» Given material
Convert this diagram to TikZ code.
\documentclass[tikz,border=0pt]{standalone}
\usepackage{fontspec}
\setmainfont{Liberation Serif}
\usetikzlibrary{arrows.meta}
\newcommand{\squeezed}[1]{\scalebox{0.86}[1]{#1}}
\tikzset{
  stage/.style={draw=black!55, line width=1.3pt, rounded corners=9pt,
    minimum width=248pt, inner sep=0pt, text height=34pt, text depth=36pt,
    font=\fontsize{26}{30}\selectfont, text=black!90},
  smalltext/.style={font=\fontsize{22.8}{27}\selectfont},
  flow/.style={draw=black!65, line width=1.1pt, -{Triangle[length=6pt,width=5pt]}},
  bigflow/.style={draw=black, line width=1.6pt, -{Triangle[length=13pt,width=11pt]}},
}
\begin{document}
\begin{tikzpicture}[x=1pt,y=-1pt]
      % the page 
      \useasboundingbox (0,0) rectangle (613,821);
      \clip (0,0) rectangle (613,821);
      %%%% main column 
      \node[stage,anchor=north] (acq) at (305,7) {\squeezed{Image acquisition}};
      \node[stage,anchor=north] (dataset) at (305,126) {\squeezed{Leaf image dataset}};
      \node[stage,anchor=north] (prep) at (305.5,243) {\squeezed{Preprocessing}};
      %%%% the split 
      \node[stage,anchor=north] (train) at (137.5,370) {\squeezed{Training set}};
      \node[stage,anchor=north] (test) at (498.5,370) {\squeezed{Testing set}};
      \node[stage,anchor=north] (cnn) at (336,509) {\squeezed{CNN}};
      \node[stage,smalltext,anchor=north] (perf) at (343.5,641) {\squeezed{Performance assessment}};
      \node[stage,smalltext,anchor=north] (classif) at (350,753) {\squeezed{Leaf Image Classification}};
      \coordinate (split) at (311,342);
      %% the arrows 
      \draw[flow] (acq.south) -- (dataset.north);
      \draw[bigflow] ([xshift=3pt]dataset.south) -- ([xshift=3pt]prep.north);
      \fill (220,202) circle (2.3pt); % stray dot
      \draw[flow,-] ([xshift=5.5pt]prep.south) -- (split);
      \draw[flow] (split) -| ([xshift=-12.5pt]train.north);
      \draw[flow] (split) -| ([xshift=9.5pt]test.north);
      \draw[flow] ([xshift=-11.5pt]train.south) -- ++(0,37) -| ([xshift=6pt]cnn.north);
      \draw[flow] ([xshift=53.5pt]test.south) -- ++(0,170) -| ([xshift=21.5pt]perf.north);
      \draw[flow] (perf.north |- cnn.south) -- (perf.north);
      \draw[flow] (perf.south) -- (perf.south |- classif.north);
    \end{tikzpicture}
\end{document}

» Written task
Extract each line of the material exactly as it stands.

» Task solution
Convert this diagram to TikZ code.
\documentclass[tikz,border=0pt]{standalone}
\usepackage{fontspec}
\setmainfont{Liberation Serif}
\usetikzlibrary{arrows.meta}
\newcommand{\squeezed}[1]{\scalebox{0.86}[1]{#1}}
\tikzset{
  stage/.style={draw=black!55, line width=1.3pt, rounded corners=9pt,
    minimum width=248pt, inner sep=0pt, text height=34pt, text depth=36pt,
    font=\fontsize{26}{30}\selectfont, text=black!90},
  smalltext/.style={font=\fontsize{22.8}{27}\selectfont},
  flow/.style={draw=black!65, line width=1.1pt, -{Triangle[length=6pt,width=5pt]}},
  bigflow/.style={draw=black, line width=1.6pt, -{Triangle[length=13pt,width=11pt]}},
}
\begin{document}
\begin{tikzpicture}[x=1pt,y=-1pt]
      % the page 
      \useasboundingbox (0,0) rectangle (613,821);
      \clip (0,0) rectangle (613,821);
      %%%% main column 
      \node[stage,anchor=north] (acq) at (305,7) {\squeezed{Image acquisition}};
      \node[stage,anchor=north] (dataset) at (305,126) {\squeezed{Leaf image dataset}};
      \node[stage,anchor=north] (prep) at (305.5,243) {\squeezed{Preprocessing}};
      %%%% the split 
      \node[stage,anchor=north] (train) at (137.5,370) {\squeezed{Training set}};
      \node[stage,anchor=north] (test) at (498.5,370) {\squeezed{Testing set}};
      \node[stage,anchor=north] (cnn) at (336,509) {\squeezed{CNN}};
      \node[stage,smalltext,anchor=north] (perf) at (343.5,641) {\squeezed{Performance assessment}};
      \node[stage,smalltext,anchor=north] (classif) at (350,753) {\squeezed{Leaf Image Classification}};
      \coordinate (split) at (311,342);
      %% the arrows 
      \draw[flow] (acq.south) -- (dataset.north);
      \draw[bigflow] ([xshift=3pt]dataset.south) -- ([xshift=3pt]prep.north);
      \fill (220,202) circle (2.3pt); % stray dot
      \draw[flow,-] ([xshift=5.5pt]prep.south) -- (split);
      \draw[flow] (split) -| ([xshift=-12.5pt]train.north);
      \draw[flow] (split) -| ([xshift=9.5pt]test.north);
      \draw[flow] ([xshift=-11.5pt]train.south) -- ++(0,37) -| ([xshift=6pt]cnn.north);
      \draw[flow] ([xshift=53.5pt]test.south) -- ++(0,170) -| ([xshift=21.5pt]perf.north);
      \draw[flow] (perf.north |- cnn.south) -- (perf.north);
      \draw[flow] (perf.south) -- (perf.south |- classif.north);
    \end{tikzpicture}
\end{document}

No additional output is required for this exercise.